Bienvenue au kibboutz de... Sauvabelin!

CHRONIQUE - Vouloir consulter la population sur ce qui relève de la pure intendance et de la responsabilité individuelle, comme par exemple le futur gérant de l'auberge de Sauvabelin, ne tient plus de la démocratie participative, mais plutôt de l’esprit du kibboutz, cette forme communautaire inspirée du socialisme, mise en place par des migrants juifs en Israël.

PARTICIPATIF • «S’il vous plaît… dessine-moi un mouton!» Chacun se souvient de cette citation-culte tirée du «Petit Prince» de Saint-Exupéry. Un livre que certains représentants de la Ville de Lausanne auraient dû relire avant de lancer «Dessinons ensemble la future Auberge de Sauvabelin!», une invitation lancée à la population à participer à une enquête en ligne ou sur papier, «pour définir ensemble», l’exploitation de cette future Auberge.

Avec des questions du style: quels plats servir? A emporter ou sur place? Quelle animation? Dans la lancée, ils auraient aussi pu ajouter: avec quelle couleur pour les toilettes ou pour l’éventuel papier-peint du vestibule, quelle forme pour les assiettes, quelle contenance pour les verres, quels futurs horaires d’ouverture ou que sais-je encore… La refonte du site de Sauvabelin, et notamment de sa fameuse auberge, ne l’oublions pas, c’est l’histoire d’un ratage. En 2019, elle avait en tous cas déchaîné les passions avec, à la clé, des recours, une pétition et une interpellation urgente.
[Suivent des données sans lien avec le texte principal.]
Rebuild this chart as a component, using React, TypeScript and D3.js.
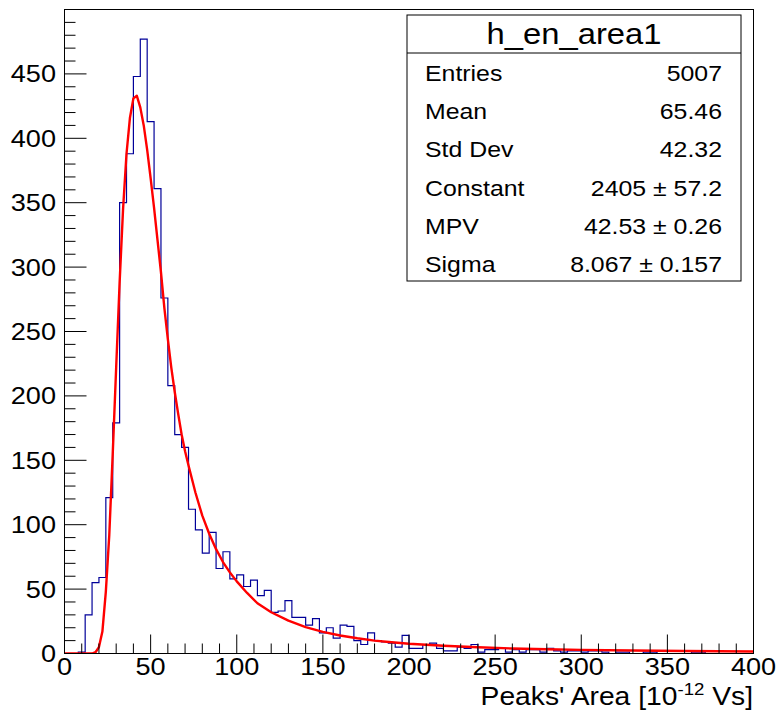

Après avoir annoncé sa volonté de «déconstruire» l’Auberge, la municipale Verte Natacha Litzistorf s’était retrouvée face à un mur. Elle avait dû reculer, choisissant finalement l’option de la rénovation complète du bâtiment, précédée et basée sur une méthode que l’élue écologiste affectionne tout particulièrement, la démarche participative.

Même si celle-ci, véritable mantra politique à Lausanne, reste pour beaucoup un simple alibi visant à enrayer la défiance dont les gouvernants sont souvent l’objet. Quoi qu’il en soit, le nouveau profil architectural de l’Auberge avait alors été redessiné proposant «un esprit guinguette qui, grâce à une belle terrasse à fleur d’eau, offrira une convivialité qui s’était perdue au fil des travaux entrepris, tout en gardant le gabarit et la structure en bois du corps principal originel.» L’honneur était sauf!

Vouloir dès lors consulter la population sur ce qui relève de la pure intendance et de la responsabilité individuelle, celle notamment du futur gérant du site, ne tient plus de la démocratie participative, mais plutôt de l’esprit du kibboutz, cette forme communautaire inspirée du socialisme, mise en place par des migrants juifs en Israël. Même si cent ans plus tard, la flamme de ce qui fut une des grandes utopies du XXe siècle a cessé de brûler. A moins qu’il ne s’agisse simplement que de la peur de subir un nouveau revers ou le simple reflet de la politique du Bisounours qui est l’apanage de certains de nos élus.

Dans tous les cas, qu’il s’agisse de l’un ou de l’autre, ou des deux, voire des trois à la fois, tout cela laisse pantois. Mais, finalement, pas si éloigné de la signification de la demande du Petit Prince qui voulait qu’on lui dessine un mouton, un appel enfantin à l’imagination pour lutter contre «l’absurdité du monde»… ou certaines décisions pour les moins déconcertantes.